Alfian dalam bukunya, Politik Kaum Modernis (2010), menempatkan dua sosok ini sebagai peletak fundamen pendidikan Muhammadiyah. Sosrosoegondo adalah guru di Kweekschool Jetis yang menjadi kawan dekat K.H. Ahmad Dahlan. Sedangkan Djojosoegito adalah Guru Sejarah yang menguasai bahasa Inggris dan Belanda. Sosrosoegondo kemudian bergabung di Muhammadiyah menduduki posisi sebagai wakil ketua Bagian Sekolahan. Sedangkan Djojosoegito masuk jajaran struktural HB Muhammadiyah menduduki posisi sebagai sekretaris umum, mendampingi K.H. Ahmad Dahlan.

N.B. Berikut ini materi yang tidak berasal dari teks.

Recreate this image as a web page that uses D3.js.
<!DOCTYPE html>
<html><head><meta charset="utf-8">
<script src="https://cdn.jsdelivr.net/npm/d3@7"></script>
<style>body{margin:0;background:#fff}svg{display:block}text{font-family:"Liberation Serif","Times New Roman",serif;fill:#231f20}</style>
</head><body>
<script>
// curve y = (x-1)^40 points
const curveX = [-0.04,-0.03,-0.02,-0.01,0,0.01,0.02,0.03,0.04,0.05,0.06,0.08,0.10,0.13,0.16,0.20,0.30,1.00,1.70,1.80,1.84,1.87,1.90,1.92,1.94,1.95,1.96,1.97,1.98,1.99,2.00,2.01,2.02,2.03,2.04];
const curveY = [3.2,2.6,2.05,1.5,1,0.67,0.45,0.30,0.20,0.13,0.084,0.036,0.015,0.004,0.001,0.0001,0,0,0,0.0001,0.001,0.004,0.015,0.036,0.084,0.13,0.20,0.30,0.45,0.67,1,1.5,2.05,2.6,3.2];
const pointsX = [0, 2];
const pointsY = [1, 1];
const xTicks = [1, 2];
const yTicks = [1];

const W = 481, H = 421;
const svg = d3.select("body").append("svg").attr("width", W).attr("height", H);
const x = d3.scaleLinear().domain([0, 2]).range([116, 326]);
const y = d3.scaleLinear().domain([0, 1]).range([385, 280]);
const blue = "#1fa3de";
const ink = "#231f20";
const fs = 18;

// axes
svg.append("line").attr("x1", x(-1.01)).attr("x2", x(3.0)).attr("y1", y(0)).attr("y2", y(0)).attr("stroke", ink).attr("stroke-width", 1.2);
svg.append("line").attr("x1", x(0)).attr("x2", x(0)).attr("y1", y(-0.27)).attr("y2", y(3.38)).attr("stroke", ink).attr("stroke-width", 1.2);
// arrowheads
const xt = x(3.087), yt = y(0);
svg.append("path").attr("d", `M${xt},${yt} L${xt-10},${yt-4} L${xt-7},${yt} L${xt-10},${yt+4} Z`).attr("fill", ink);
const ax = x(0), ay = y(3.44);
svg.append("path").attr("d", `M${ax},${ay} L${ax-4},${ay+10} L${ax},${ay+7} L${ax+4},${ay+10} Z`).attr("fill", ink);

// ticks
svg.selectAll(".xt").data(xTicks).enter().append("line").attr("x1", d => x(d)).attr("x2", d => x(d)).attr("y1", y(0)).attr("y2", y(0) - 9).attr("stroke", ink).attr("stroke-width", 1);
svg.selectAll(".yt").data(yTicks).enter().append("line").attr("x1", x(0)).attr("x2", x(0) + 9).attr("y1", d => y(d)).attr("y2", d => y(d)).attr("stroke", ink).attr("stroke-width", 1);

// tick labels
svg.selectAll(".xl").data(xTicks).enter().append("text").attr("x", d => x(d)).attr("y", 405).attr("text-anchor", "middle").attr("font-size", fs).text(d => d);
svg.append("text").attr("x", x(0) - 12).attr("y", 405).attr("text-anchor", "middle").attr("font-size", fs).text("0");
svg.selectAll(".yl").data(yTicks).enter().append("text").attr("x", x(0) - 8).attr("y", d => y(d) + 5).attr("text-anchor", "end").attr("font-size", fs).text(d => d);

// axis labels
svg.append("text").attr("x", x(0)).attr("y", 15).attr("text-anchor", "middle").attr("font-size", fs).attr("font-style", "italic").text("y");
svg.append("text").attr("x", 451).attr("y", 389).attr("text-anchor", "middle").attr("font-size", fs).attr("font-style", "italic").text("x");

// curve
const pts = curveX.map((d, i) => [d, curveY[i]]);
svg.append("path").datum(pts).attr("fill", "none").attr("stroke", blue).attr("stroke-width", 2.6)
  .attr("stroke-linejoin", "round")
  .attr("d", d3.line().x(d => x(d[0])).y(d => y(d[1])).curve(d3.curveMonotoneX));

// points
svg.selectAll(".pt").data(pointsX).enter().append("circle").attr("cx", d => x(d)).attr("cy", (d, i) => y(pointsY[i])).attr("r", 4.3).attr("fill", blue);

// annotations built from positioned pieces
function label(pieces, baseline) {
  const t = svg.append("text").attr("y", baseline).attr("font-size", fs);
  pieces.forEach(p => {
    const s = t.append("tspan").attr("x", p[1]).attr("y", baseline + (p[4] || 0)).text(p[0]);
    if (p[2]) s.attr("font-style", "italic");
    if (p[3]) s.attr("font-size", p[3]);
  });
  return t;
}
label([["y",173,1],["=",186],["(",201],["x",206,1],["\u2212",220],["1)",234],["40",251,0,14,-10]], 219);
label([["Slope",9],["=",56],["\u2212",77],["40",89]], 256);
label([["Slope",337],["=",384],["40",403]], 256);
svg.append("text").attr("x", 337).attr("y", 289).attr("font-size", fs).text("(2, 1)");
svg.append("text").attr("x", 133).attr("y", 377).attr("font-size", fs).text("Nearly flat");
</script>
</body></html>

Mulai tahun 1920, di bawah Manajemen Bagian Sekolah, HB Muhammadiyah merintis sekolah berbahasa Belanda, seperti: Holland Inlandsche School (HIS) met de Qur’an. Pada tahun 1926 HIS met de Qur’an mendapat pengakuan dan subsidi dari pemerintah kolonial Belanda. Tahun 1930, Muhammadiyah merintis Schakelschool yang diperuntukkan bagi anak-anak lulusan Volksschool yang ingin menuntut ilmu yang lebih tinggi. Pada akhir tahun 1932, Muhammadiyah memiliki 69 HIS dan 25 Schakelschool.
Hisyam adalah satu-satunya murid inti hasil didikan KH. Ahmad Dahlan yang berhasil menduduki posisi sebagai president HB Muhammadiyah. Pasca wafat K.H. Ibrahim (1934), dalam Congres Muhammadiyah ke-23 tahun 1934 di Yogyakarta, Hisyam terpilih sebagai president HB Muhammadiyah. Kepemimpinan Haji Hisyam berlangsung sejak tahun 1934-1937.

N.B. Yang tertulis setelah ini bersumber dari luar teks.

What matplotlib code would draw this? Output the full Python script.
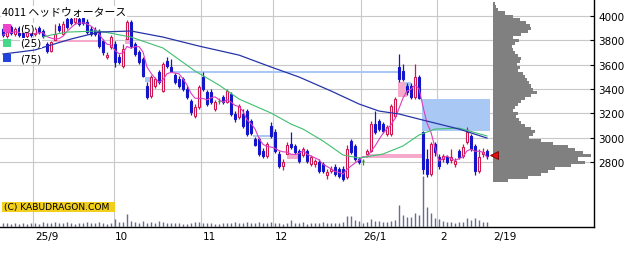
import numpy as np
import pandas as pd
import matplotlib
matplotlib.use("Agg")
import matplotlib.pyplot as plt
from matplotlib.patches import Rectangle

# daily candles, 2025/8/20 .. 2026/2/19
opens = [3893, 3836, 3910, 3852, 3901, 3868, 3836, 3885, 3852, 3901,
         3877, 3770, 3712, 3803, 3918, 3852, 3975, 3975, 3951, 3975,
         3984, 3951, 3893, 3885, 3877, 3795, 3663, 3745, 3770, 3663,
         3589, 3811, 3951, 3770, 3704, 3647, 3425, 3343, 3425, 3540,
         3384, 3630, 3581, 3515, 3482, 3482, 3400, 3301, 3178, 3252,
         3499, 3375, 3375, 3236, 3301, 3334, 3293, 3359, 3195, 3170,
         3195, 3219, 3137, 2989, 2989, 2890, 2849, 3096, 3047, 2866,
         2767, 2866, 2948, 2932, 2890, 2858, 2890, 2784, 2784, 2800,
         2784, 2693, 2726, 2759, 2742, 2742, 2677, 2973, 2932, 2825,
         2808, 2866, 2890, 3112, 3137, 3112, 3030, 3030, 3178, 3581,
         3548, 3425, 3425, 3334, 3499, 3047, 2825, 2701, 2948, 2841,
         2825, 2841, 2816, 2784, 2890, 2849, 2964, 3014, 2932, 2726,
         2866, 2890]
highs = [3910, 3901, 3926, 3910, 3918, 3885, 3893, 3901, 3910, 3918,
         3893, 3786, 3795, 3934, 3942, 3959, 3992, 4016, 4041, 4025,
         4016, 3975, 3918, 3910, 3893, 3811, 3704, 3844, 3795, 3688,
         3770, 3967, 3967, 3786, 3721, 3663, 3458, 3515, 3499, 3556,
         3622, 3663, 3647, 3531, 3507, 3499, 3425, 3318, 3277, 3433,
         3540, 3392, 3400, 3310, 3326, 3351, 3400, 3375, 3219, 3277,
         3236, 3236, 3153, 3005, 3005, 2915, 2964, 3129, 3071, 2890,
         2825, 2964, 3047, 2948, 2907, 2923, 2907, 2858, 2825, 2825,
         2800, 2742, 2767, 2784, 2759, 2767, 2940, 2989, 2948, 2841,
         2825, 2907, 3137, 3219, 3153, 3129, 3104, 3277, 3334, 3688,
         3605, 3449, 3449, 3605, 3515, 3055, 2907, 2964, 2964, 2866,
         2866, 2858, 2907, 2833, 2907, 2948, 3088, 3030, 2948, 2907,
         2915, 2907]
lows = [3827, 3819, 3844, 3836, 3827, 3811, 3819, 3827, 3836, 3852,
        3819, 3696, 3704, 3803, 3868, 3844, 3893, 3926, 3934, 3918,
        3926, 3852, 3836, 3836, 3737, 3679, 3647, 3729, 3581, 3605,
        3573, 3811, 3737, 3671, 3605, 3499, 3318, 3326, 3408, 3441,
        3375, 3573, 3548, 3441, 3408, 3384, 3318, 3186, 3162, 3236,
        3384, 3260, 3277, 3219, 3277, 3277, 3285, 3178, 3129, 3153,
        3079, 3014, 3022, 2932, 2849, 2833, 2833, 2997, 2874, 2751,
        2734, 2866, 2907, 2866, 2792, 2841, 2792, 2767, 2759, 2710,
        2710, 2660, 2710, 2685, 2668, 2644, 2660, 2866, 2808, 2784,
        2775, 2866, 2882, 3030, 3055, 3038, 3014, 3014, 3162, 3458,
        3466, 3351, 3318, 3318, 3318, 2701, 2677, 2685, 2849, 2742,
        2800, 2784, 2792, 2759, 2825, 2833, 2948, 2890, 2693, 2710,
        2841, 2825]
closes = [3844, 3885, 3860, 3893, 3844, 3827, 3877, 3844, 3893, 3868,
          3836, 3712, 3786, 3852, 3885, 3934, 3910, 3942, 3992, 3934,
          3942, 3868, 3852, 3852, 3753, 3704, 3679, 3827, 3622, 3622,
          3729, 3951, 3753, 3688, 3622, 3507, 3334, 3499, 3482, 3458,
          3605, 3589, 3548, 3458, 3425, 3400, 3334, 3211, 3252, 3416,
          3400, 3277, 3293, 3293, 3301, 3293, 3384, 3195, 3153, 3260,
          3096, 3030, 3038, 2940, 2866, 2849, 2948, 3014, 2890, 2767,
          2800, 2940, 2923, 2882, 2808, 2907, 2808, 2841, 2808, 2726,
          2726, 2718, 2742, 2701, 2685, 2660, 2907, 2882, 2825, 2800,
          2808, 2890, 3112, 3047, 3071, 3055, 3088, 3260, 3318, 3482,
          3482, 3375, 3334, 3499, 3326, 2742, 2701, 2948, 2882, 2767,
          2849, 2800, 2841, 2808, 2841, 2923, 3047, 2907, 2726, 2841,
          2882, 2849]
volume = [40, 40, 30, 40, 30, 40, 30, 40, 40, 30,
          50, 40, 40, 50, 40, 40, 50, 40, 30, 40,
          40, 50, 40, 40, 50, 40, 30, 40, 80, 50,
          50, 130, 60, 50, 40, 60, 40, 50, 40, 60,
          50, 40, 40, 40, 40, 30, 30, 40, 50, 50,
          40, 40, 40, 30, 30, 40, 40, 40, 50, 40,
          40, 50, 40, 40, 50, 40, 40, 50, 40, 40,
          30, 40, 70, 40, 40, 50, 30, 40, 40, 40,
          50, 40, 40, 40, 40, 50, 110, 110, 70, 60,
          40, 50, 80, 60, 60, 50, 50, 60, 70, 220,
          120, 100, 100, 140, 120, 500, 200, 140, 90, 80,
          60, 50, 50, 40, 50, 50, 90, 70, 90, 70,
          50, 50]

# 25 / 75 day moving averages (day index, price)
ma25_idx = [10, 12, 16, 24, 32, 40, 48, 54, 59, 67, 72, 75, 80, 85, 89, 95, 100, 104, 108, 114, 121]
ma25_val = [3827, 3844, 3868, 3877, 3827, 3737, 3548, 3433, 3318, 3203, 3112, 3071, 2973, 2858,
            2833, 2866, 2932, 3022, 3071, 3079, 3014]
ma75_idx = [0, 4, 8, 12, 17, 24, 32, 40, 49, 59, 67, 74, 82, 89, 94, 99, 104, 109, 114, 121]
ma75_val = [3688, 3704, 3721, 3762, 3811, 3868, 3877, 3827, 3753, 3679, 3581, 3499, 3384, 3277,
            3219, 3195, 3153, 3112, 3071, 2997]

# open price gaps (from day, to day, low, high, kind)
gap_from = [12.5, 30.5, 35.5, 42.5, 62.5, 71.0, 90.75, 98.75, 100.5, 104.75]
gap_to = [24.25, 32.0, 36.75, 99.25, 67.25, 73.75, 105.0, 101.0, 102.0, 121.75]
gap_lo = [3786, 3770, 3458, 3531, 3005, 2825, 2833, 3334, 3425, 3055]
gap_hi = [3803, 3811, 3499, 3548, 3022, 2866, 2866, 3458, 3458, 3318]
gap_kind = ["up", "up", "down", "down", "down", "up", "up", "up", "down", "down"]

# volume by price
profile_price = [4100, 4075, 4050, 4025, 4000, 3975, 3950, 3925, 3900, 3875, 3850, 3825,
                 3800, 3775, 3750, 3725, 3700, 3675, 3650, 3625, 3600, 3575, 3550, 3525,
                 3500, 3475, 3450, 3425, 3400, 3375, 3350, 3325, 3300, 3275, 3250, 3225,
                 3200, 3175, 3150, 3125, 3100, 3075, 3050, 3025, 3000, 2975, 2950, 2925,
                 2900, 2875, 2850, 2825, 2800, 2775, 2750, 2725, 2700, 2675, 2650]
profile_vol = [2, 3, 5, 12, 20, 27, 33, 37, 38, 35, 28, 20,
               26, 22, 19, 20, 22, 25, 28, 27, 24, 27, 25, 30,
               32, 34, 36, 38, 40, 44, 38, 32, 28, 25, 22, 20,
               25, 23, 26, 28, 32, 38, 42, 40, 36, 48, 60, 75,
               82, 90, 98, 85, 92, 78, 62, 55, 48, 35, 15]

price_ticks = [2800, 3000, 3200, 3400, 3600, 3800, 4000]
month_grid = [7.5, 27.75, 49.5, 67.5, 89.5, 108.5]
month_labels = ["25/9", "10", "11", "12", "26/1", "2", "2/19"]
label_pos = [8, 28, 50, 68, 90, 109.25, 122.5]

UP = "#d0164e"
DOWN = "#1414c8"
DOJI = "#1a9a2a"
GRID = "#c8c8c8"

W, H = 639, 255
fig = plt.figure(figsize=(W / 100, H / 100), dpi=100)
ax = fig.add_axes([0, 27 / H, 594 / W, 228 / H])
ax.set_xlim(-0.75, 147.75)
ax.set_ylim(2266, 4140)


def axf(x, y):
    # pixel inside the price panel -> axes fraction
    return x / 594, 1 - y / 228


# grid + axes
ax.set_axisbelow(True)
ax.yaxis.tick_right()
ax.set_yticks(price_ticks)
ax.set_yticklabels([str(p) for p in price_ticks])
ax.tick_params(axis="y", direction="in", length=3, width=0.8, pad=3, labelsize=7.5)
ax.grid(axis="y", color=GRID, lw=0.8)
for g in month_grid:
    ax.axvline(g, color=GRID, lw=0.8, zorder=0)
ax.set_xticks(label_pos)
ax.set_xticklabels(month_labels)
for t in ax.get_xticklabels():
    t.set_ha("left")
ax.tick_params(axis="x", length=0, pad=3, labelsize=7.5)
for s in ["left", "top"]:
    ax.spines[s].set_visible(False)
for s in ["right", "bottom"]:
    ax.spines[s].set_color("black")
    ax.spines[s].set_linewidth(1.0)

# gaps
for s, e, lo, hi, k in zip(gap_from, gap_to, gap_lo, gap_hi, gap_kind):
    ax.fill_between([s, e], lo, hi, color="#f5aacb" if k == "up" else "#a9c9f4", lw=0, zorder=1)

# candles
for i, (o, h, l, c) in enumerate(zip(opens, highs, lows, closes)):
    if c > o:
        col, face = UP, "white"
    elif c < o:
        col, face = DOWN, DOWN
    else:
        col, face = DOJI, DOJI
    ax.vlines(i, l, h, color=col, lw=0.9, zorder=3)
    if c == o:
        ax.hlines(c, i - 0.35, i + 0.35, color=col, lw=1.0, zorder=3.5)
    else:
        ax.bar(i, abs(c - o), bottom=min(o, c), width=0.55, facecolor=face,
               edgecolor=col, lw=0.8, zorder=3.5)

# moving averages
idx = np.arange(len(closes))
ma5 = pd.Series(closes).rolling(5, min_periods=1).mean()
ax.plot(idx, ma5, color="#de3cc0", lw=0.8, zorder=4)
ax.plot(ma25_idx, ma25_val, color="#3fbf70", lw=0.8, zorder=4)
ax.plot(ma75_idx, ma75_val, color="#2535a8", lw=0.9, zorder=4)

# volume
vax = ax.inset_axes([0, 0, 1, 60 / 228])
vax.set_xlim(ax.get_xlim())
vax.set_ylim(0, 590)
vax.vlines(idx, 0, volume, color="#6a6a92", lw=1.0)
vax.axis("off")
vax.patch.set_alpha(0)

# price profile
pax = ax.inset_axes([493 / 594, 0, 101 / 594, 1])
pax.set_ylim(ax.get_ylim())
pax.set_xlim(0, 101)
pax.barh(profile_price, profile_vol, height=25, color="#808080", lw=0)
pax.axis("off")
pax.patch.set_alpha(0)

# last price marker
ax.plot(len(closes) + 0.75, closes[-1] + 9, marker="<", ms=6, color="#e01010",
        mec="#7a0000", mew=0.6, zorder=10, clip_on=False)

# title and legend
ax.text(*axf(2, 13), "4011 ヘッドウォータース", transform=ax.transAxes, ha="left", va="center",
        fontsize=7.8, family=["Noto Sans CJK JP", "DejaVu Sans"], zorder=10,
        bbox=dict(fc="white", ec="none", pad=0.4))
legend = [("(5)", "#ee44cc", 29), ("(25)", "#44d888", 44), ("(75)", "#2244dd", 59)]
for txt, col, y in legend:
    x0, y0 = axf(3, y + 4)
    ax.add_patch(Rectangle((x0, y0), 8 / 594, 8 / 228, transform=ax.transAxes,
                           fc=col, ec="none", zorder=11))
    ax.text(*axf(20, y), txt, transform=ax.transAxes, ha="left", va="center",
            fontsize=7.5, zorder=10, bbox=dict(fc="white", ec="none", pad=0.3))

# copyright
x0, y0 = axf(2, 213)
ax.add_patch(Rectangle((x0, y0), 113 / 594, 10 / 228, transform=ax.transAxes,
                       fc="#f2cf1d", ec="none", zorder=10))
ax.text(*axf(4, 208), "(C) KABUDRAGON.COM", transform=ax.transAxes, ha="left", va="center",
        fontsize=6.6, zorder=11)

fig.savefig("out.png", dpi=100)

Pandangan Hisyam yang cukup kontroversial tetapi justru menjadi kunci dari kemajuan pendidikan Muhammadiyah pada waktu itu adalah pandangan seputar penerimaan subsidi dari pemerintah kolonial untuk pengembangan sekolah-sekolah pribumi. Meskipun harus dimusuhi oleh organisasi lain (Taman Siswa, Sarekat Islam), tetapi Muhammadiyah tetap bersikap kooperatif terhadap rezim kolonial. Jajaran Hoofdbestuur (HB) Muhammadiyah berpandangan bahwa menerima subsidi dari pemerintah kolonial dibolehkan, sebab pada dasarnya dana subsidi tersebut berasal dari hasil bumi dan kekayaan alam yang telah dirampas oleh kaum kolonial. Jika Muhammadiyah tidak menerima subsidi dari pemerintah, maka umat Islam akan selalu tertinggal jauh oleh umat Katolik dan Kristen yang dalam penyelenggaraan pendidikannya memanfaatkan dana subsidi dari pemerintah kolonial (Hadikusuma, tt: 49).

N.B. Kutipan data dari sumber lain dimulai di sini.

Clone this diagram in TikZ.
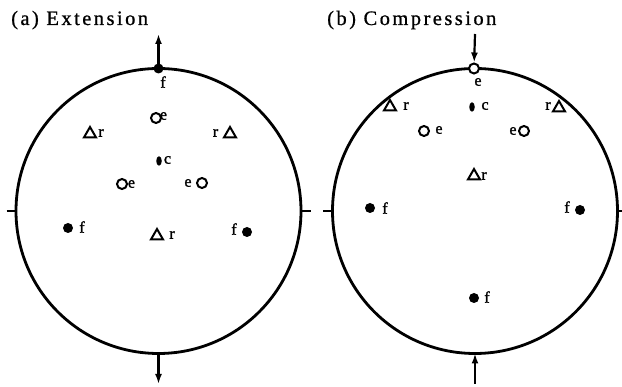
\documentclass[tikz,border=0pt]{standalone}
\usepackage{fontspec}
\setmainfont{Liberation Serif}
\newfontfamily\spacedfont[LetterSpace=12,FakeBold=0.8]{Liberation Serif}
\newfontfamily\polefont[FakeBold=1.6]{Liberation Serif}
\usetikzlibrary{shapes.geometric,arrows.meta}
\definecolor{ink}{RGB}{0,0,0}

\begin{document}
\begin{tikzpicture}[x=1pt,y=-1pt,
 every node/.style={inner sep=0pt},
 rim/.style={ink,line width=2.8pt},
 tick/.style={ink,line width=1.8pt},
 load/.style={ink,line width=2.2pt,-{Latex[length=10pt,width=7pt]}},
 opendot/.style={circle,draw=ink,fill=white,line width=2pt,minimum size=10pt},
 soliddot/.style={circle,fill=ink,minimum size=10pt},
 cdot/.style={ellipse,fill=ink,minimum width=5.5pt,minimum height=9.5pt},
 tri/.style={regular polygon,regular polygon sides=3,draw=ink,line width=2pt,
   minimum size=14pt,line join=miter},
 lab/.style={font=\polefont\fontsize{16}{16}\selectfont},
 title/.style={font=\spacedfont\fontsize{20.5}{20.5}\selectfont,anchor=base west}]
\useasboundingbox (0,0) rectangle (622,387);

% (a) extension
\node[title] (ta) at (11,25) {(a) Extension};
\begin{scope}[shift={(158.5,211)}]
 \draw[rim] (0,0) circle[radius=142.5];
 \coordinate (atop) at (0,-142.5);
 \coordinate (abot) at (0,142.5);
 \coordinate (aup) at (0,-177);
 \coordinate (adown) at (0,173);
 \coordinate (awl) at (-152,0);
 \coordinate (awr) at (152,0);
 \draw[tick] (awl)--(-142.5,0);
 \draw[tick] (142.5,0)--(awr);
 \draw[load] (atop)--(aup);
 \draw[load] (abot)--(adown);
 % poles
 \foreach \n/\x/\y in {af1/0/-142.5,af2/-90.5/17,af3/88.5/21}
  {\node[soliddot] (\n) at (\x,\y) {};}
 \foreach \n/\x/\y in {ae1/-2.5/-93,ae2/-36.5/-27,ae3/43.5/-28}
  {\node[opendot] (\n) at (\x,\y) {};}
 \foreach \n/\x/\y in {ar1/-68.5/-77,ar2/71.5/-77,ar3/-1.5/25}
  {\node[tri] (\n) at (\x,\y) {};}
 \node[cdot] (ac) at (0.5,-50) {};
 % labels
 \foreach \n/\x/\y/\t in {laf1/4.5/-129/f,laf2/-76.5/16/f,laf3/75.5/18/f,
   lae1/5/-95/e,lae2/-27/-27/e,lae3/29.5/-28/e,
   lar1/-57.5/-78/r,lar2/57/-78/r,lar3/13.5/24/r,lac/9/-51/c}
  {\node[lab] (\n) at (\x,\y) {\t};}
\end{scope}

% (b) compression
\node[title] (tb) at (327,25) {(b) Compression};
\begin{scope}[shift={(475,211)}]
 \draw[rim] (0,0) circle[radius=142.5];
 \coordinate (btop) at (0,-142.5);
 \coordinate (bbot) at (0,142.5);
 \coordinate (bup) at (0,-177);
 \coordinate (bdown) at (0,173);
 \coordinate (bwl) at (-152,0);
 \coordinate (bwr) at (152,0);
 \draw[tick] (bwl)--(-142.5,0);
 \draw[tick] (142.5,0)--(bwr);
 \foreach \n/\x/\y in {be1/-1/-142.5,be2/-51/-80,be3/49/-80}
  {\node[opendot] (\n) at (\x,\y) {};}
 \draw[load] (bup)--(be1);
 \draw[load] (bdown)--(bbot);
 \foreach \n/\x/\y in {bf1/-105/-3,bf2/105/-1,bf3/-1/87}
  {\node[soliddot] (\n) at (\x,\y) {};}
 \foreach \n/\x/\y in {br1/-85/-104,br2/84/-103,br3/-1/-35}
  {\node[tri] (\n) at (\x,\y) {};}
 \node[cdot] (bc) at (-3,-104) {};
 \foreach \n/\x/\y/\t in {lbf1/-90/-3/f,lbf2/92/-4/f,lbf3/12/86/f,
   lbe1/3/-129/e,lbe2/-36/-81/e,lbe3/38/-80/e,
   lbr1/-69/-105/r,lbr2/73/-105/r,lbr3/9/-35/r,lbc/10/-105/c}
  {\node[lab] (\n) at (\x,\y) {\t};}
\end{scope}
\end{tikzpicture}
\end{document}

Bersama Djiwosewojo dan tokoh-tokoh pribumi lainnya, Hisyam mendapat anugrah bintang Ridder Orde van Oranje Nassau dari Ratu Belanda. Anugrah ini diberikan kepada para pejabat, priyayi atau orang-orang yang dianggap berjasa kepada pemerintah Belanda dan masyarakat pada waktu itu. Namun di kalangan internal Muhammadiyah sendiri, penghargaan tersebut justru memicu kontroversi. Dalam Congres Muhammadiyah ke-26, kelompok pemuda yang terdiri dari M. Basiran, Abdul Hamid, Farid Ma’ruf, dan lain-lain, menolak kepemimpinan kelompok tua, ”Haji Hisyam”, ”Haji Mochtar”, dan ”Haji Syujak.” Ki Bagus Hadikusumo menjembatani konflik antara kubu kaum muda dan kaum tua ini.
Selain menjabat sebagai president HB Muhammadiyah, Haji Hisyam juga pernah menjabat sebagai Penghulu di kabupaten Magelang pada tahun 1937. Haji Hisyam meninggal dunia pada 20 Mei 1945.